Las manifestaciones se replicaron prácticamente por todas las grandes ciudades brasileñas -empezando por la rica y con mayores contrastes y dificultades de la vida urbana, San Paulo-, lo que revela el grado y la intensidad de las contradicciones sociales en las metrópolis brasileñas. Brasil -el país más desigual del continente, más desigual del mundo- en los últimos diez años atraviesa un proceso formidable de democratización social, que ha cambiado radicalmente la fisionomía de su sociedad, a favor de los más pobres. Sobre eso no queda ninguna duda.

Pero, en ese marco, no hay políticas para la juventud por parte del gobierno federal. Consultados, seguramente la gran mayoría de los jóvenes vota al candidato del gobierno. Pero, sobretodo por los efectos de la mejoría en la situación general de las familias, así como por la existencia de muchos más cupos en las universidades, y también más puestos de trabajo.

Sin embargo, los temas específicos de la juventud no son atendidos por programas dirigidos directamente hacia ella. Ni respecto a la descriminalización de las drogas livianas, ni respecto a la legalización del aborto, entre otras cuestiones. El mayor líder político que Brasil ha tenido -Lula- no tiene un discurso específico hacia los jóvenes, no dialoga directamente con ellos.

El movimiento logró su primer objetivo, con la cancelación del aumento de las tarifas públicas. Haber logrado conquistar ese objetivo genera más ánimo al movimiento para seguir adelante.

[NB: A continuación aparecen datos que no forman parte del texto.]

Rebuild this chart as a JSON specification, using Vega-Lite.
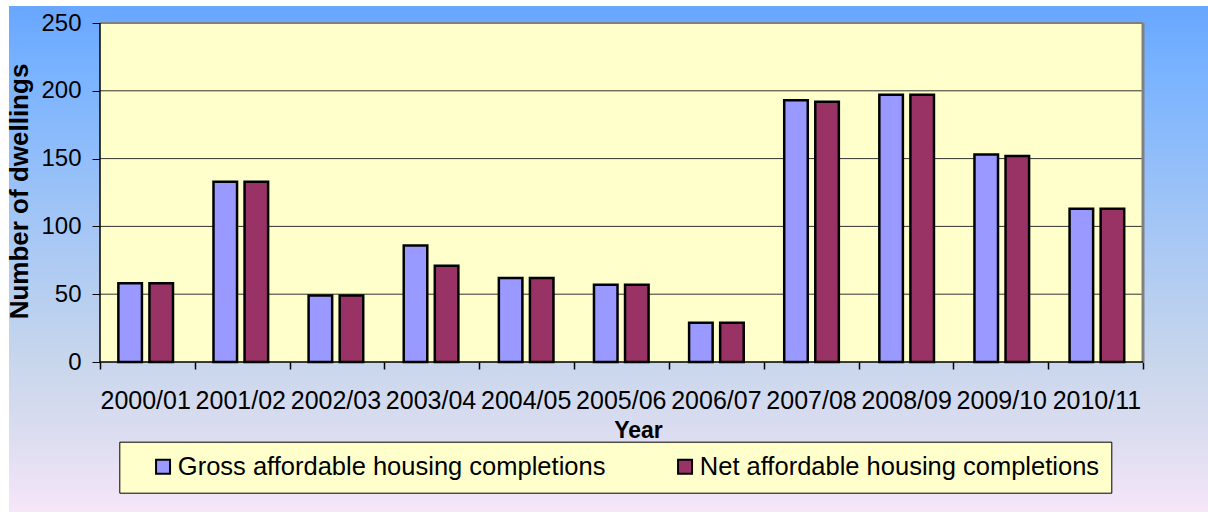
{
  "$schema": "https://vega.github.io/schema/vega-lite/v6.json",
  "width": 1199,
  "height": 506,
  "autosize": {"type": "none"},
  "padding": {"left": 9, "top": 6, "right": 0, "bottom": 3},
  "background": "white",
  "resolve": {"scale": {"x": "independent"}, "axis": {"x": "independent"}},
  "layer": [
    {
      "layer": [
        {
          "data": {"values": [{}]},
          "mark": {"type": "rect", "fill": "#FFFFCC"},
          "encoding": {
            "x": {"datum": -0.5, "type": "quantitative", "scale": {"domain": [-1.4597, 11.1855], "nice": false, "zero": false}, "axis": null},
            "x2": {"datum": 10.5},
            "y": {"datum": 0, "type": "quantitative"},
            "y2": {"datum": 250}
          }
        },
        {
          "data": {"values": [{"g": 50}, {"g": 100}, {"g": 150}, {"g": 200}]},
          "mark": {"type": "rule", "color": "#333333", "strokeWidth": 1},
          "encoding": {
            "x": {"datum": -0.5, "type": "quantitative", "axis": null},
            "x2": {"datum": 10.5},
            "y": {"field": "g", "type": "quantitative"}
          }
        },
        {
          "data": {"values": [{}]},
          "mark": {"type": "rule", "color": "#808080", "strokeWidth": 2},
          "encoding": {
            "x": {"datum": -0.5, "type": "quantitative", "axis": null},
            "x2": {"datum": 10.5},
            "y": {"datum": 250, "type": "quantitative"}
          }
        },
        {
          "data": {"values": [{}]},
          "mark": {"type": "rule", "color": "#808080", "strokeWidth": 3},
          "encoding": {
            "x": {"datum": 10.5, "type": "quantitative", "axis": null},
            "y": {"datum": 0, "type": "quantitative"},
            "y2": {"datum": 250}
          }
        }
      ]
    },
    {
      "data": {
        "values": [
          {"year": "2000/01", "series": "Gross affordable housing completions", "value": 58},
          {"year": "2000/01", "series": "Net affordable housing completions", "value": 58},
          {"year": "2001/02", "series": "Gross affordable housing completions", "value": 133},
          {"year": "2001/02", "series": "Net affordable housing completions", "value": 133},
          {"year": "2002/03", "series": "Gross affordable housing completions", "value": 49},
          {"year": "2002/03", "series": "Net affordable housing completions", "value": 49},
          {"year": "2003/04", "series": "Gross affordable housing completions", "value": 86},
          {"year": "2003/04", "series": "Net affordable housing completions", "value": 71},
          {"year": "2004/05", "series": "Gross affordable housing completions", "value": 62},
          {"year": "2004/05", "series": "Net affordable housing completions", "value": 62},
          {"year": "2005/06", "series": "Gross affordable housing completions", "value": 57},
          {"year": "2005/06", "series": "Net affordable housing completions", "value": 57},
          {"year": "2006/07", "series": "Gross affordable housing completions", "value": 29},
          {"year": "2006/07", "series": "Net affordable housing completions", "value": 29},
          {"year": "2007/08", "series": "Gross affordable housing completions", "value": 193},
          {"year": "2007/08", "series": "Net affordable housing completions", "value": 192},
          {"year": "2008/09", "series": "Gross affordable housing completions", "value": 197},
          {"year": "2008/09", "series": "Net affordable housing completions", "value": 197},
          {"year": "2009/10", "series": "Gross affordable housing completions", "value": 153},
          {"year": "2009/10", "series": "Net affordable housing completions", "value": 152},
          {"year": "2010/11", "series": "Gross affordable housing completions", "value": 113},
          {"year": "2010/11", "series": "Net affordable housing completions", "value": 113}
        ]
      },
      "mark": {"type": "bar", "stroke": "black", "strokeWidth": 2.5},
      "encoding": {
        "x": {
          "field": "year", "type": "nominal", "sort": null,
          "scale": {"domain": ["2000/01", "2001/02", "2002/03", "2003/04", "2004/05", "2005/06", "2006/07", "2007/08", "2008/09", "2009/10", "2010/11"], "paddingInner": 0.395, "paddingOuter": 1.0201, "align": 0.5672, "round": false},
          "axis": {"orient": "bottom", "title": "Year", "offset": -150, "domain": false, "grid": false, "ticks": false, "labelAngle": 0, "labelFontSize": 25, "labelPadding": 26, "labelColor": "black", "labelOverlap": false, "titleFontSize": 23, "titleFontWeight": "bold", "titleColor": "black", "titlePadding": 6, "titleX": 629}
        },
        "xOffset": {
          "field": "series", "type": "nominal",
          "sort": ["Gross affordable housing completions", "Net affordable housing completions"],
          "scale": {"paddingInner": 0.242, "paddingOuter": 0.047}
        },
        "y": {
          "field": "value", "type": "quantitative",
          "scale": {"domain": [-110.62, 262.54], "nice": false, "zero": false},
          "axis": {"title": "Number of dwellings", "offset": -91, "values": [0, 50, 100, 150, 200, 250], "domain": false, "grid": false, "tickSize": 8, "tickColor": "black", "labelFontSize": 24, "labelPadding": 11, "labelColor": "black", "titleFontSize": 26, "titleFontWeight": "bold", "titleColor": "black", "titlePadding": 8, "titleY": 185}
        },
        "color": {
          "field": "series", "type": "nominal",
          "scale": {"domain": ["Gross affordable housing completions", "Net affordable housing completions"], "range": ["#9999FF", "#993366"]},
          "legend": {"title": null, "orient": "none", "legendX": 110.3, "legendY": 435.7, "direction": "horizontal", "columns": 2, "fillColor": "#FFFFCC", "strokeColor": "black", "padding": 12, "symbolType": "square", "symbolSize": 196, "symbolStrokeColor": "black", "symbolStrokeWidth": 2, "symbolOpacity": 1, "symbolOffset": 19, "labelOffset": 2, "columnPadding": 47, "labelFontSize": 25.5, "labelColor": "black", "labelLimit": 700}
        }
      }
    },
    {
      "data": {"values": [{}]},
      "mark": {"type": "rule", "color": "black", "strokeWidth": 1.5},
      "encoding": {
        "x": {"datum": -0.5, "type": "quantitative", "scale": {"domain": [-1.4597, 11.1855], "nice": false, "zero": false}, "axis": null},
        "y": {"datum": 0, "type": "quantitative"},
        "y2": {"datum": 250}
      }
    },
    {
      "data": {"values": [{}]},
      "mark": {"type": "rule", "color": "black", "strokeWidth": 1.5},
      "encoding": {
        "x": {"datum": -0.5, "type": "quantitative", "scale": {"domain": [-1.4597, 11.1855], "nice": false, "zero": false},
          "axis": {"orient": "bottom", "title": null, "values": [-0.5, 0.5, 1.5, 2.5, 3.5, 4.5, 5.5, 6.5, 7.5, 8.5, 9.5, 10.5], "labels": false, "domain": false, "grid": false, "ticks": true, "tickSize": 7, "tickWidth": 1.5, "tickColor": "black", "offset": -150}},
        "x2": {"datum": 10.5},
        "y": {"datum": 0, "type": "quantitative"}
      }
    }
  ],
  "config": {
    "font": "Liberation Sans",
    "view": {
      "stroke": null,
      "fill": {"gradient": "linear", "x1": 0, "y1": 0, "x2": 0, "y2": 1, "stops": [{"offset": 0, "color": "#68A6FF"}, {"offset": 0.12, "color": "#78B2FF"}, {"offset": 0.45, "color": "#A6C7F5"}, {"offset": 0.7, "color": "#C8D6EC"}, {"offset": 0.85, "color": "#DCDDF0"}, {"offset": 1, "color": "#F6E6F8"}]}
    }
  }
}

La oposición -los medios privados, que hacen como de partido da la oposición- pasó de condenar a las movilizaciones a promoverlas de manera desproporcionada, cuando se dio cuenta que podría desgastar al gobierno, buscando introducir sus consignas. Así como, desde otro lado, sectores extremistas trataron de terminar con las marchas, con actos generalizados de violencia, con la destrucción de espacios públicos.

El movimiento se encuentra ahora frente a la disyuntiva sobre los próximos pasos. Por su formulación original, pretende poner en debate la gratuidad del transporte público -tema mucho más complicado, porque, entre otras cosas, supondría elevar mucho los impuestos-. Pero el debate del financiamiento de los transportes públicos está planteado, lo cual es otro logro del movimiento.

En las próximas semanas se podrán mensurar los efectos que este movimiento inédito y sorprendente tendrá sobre la política brasileña.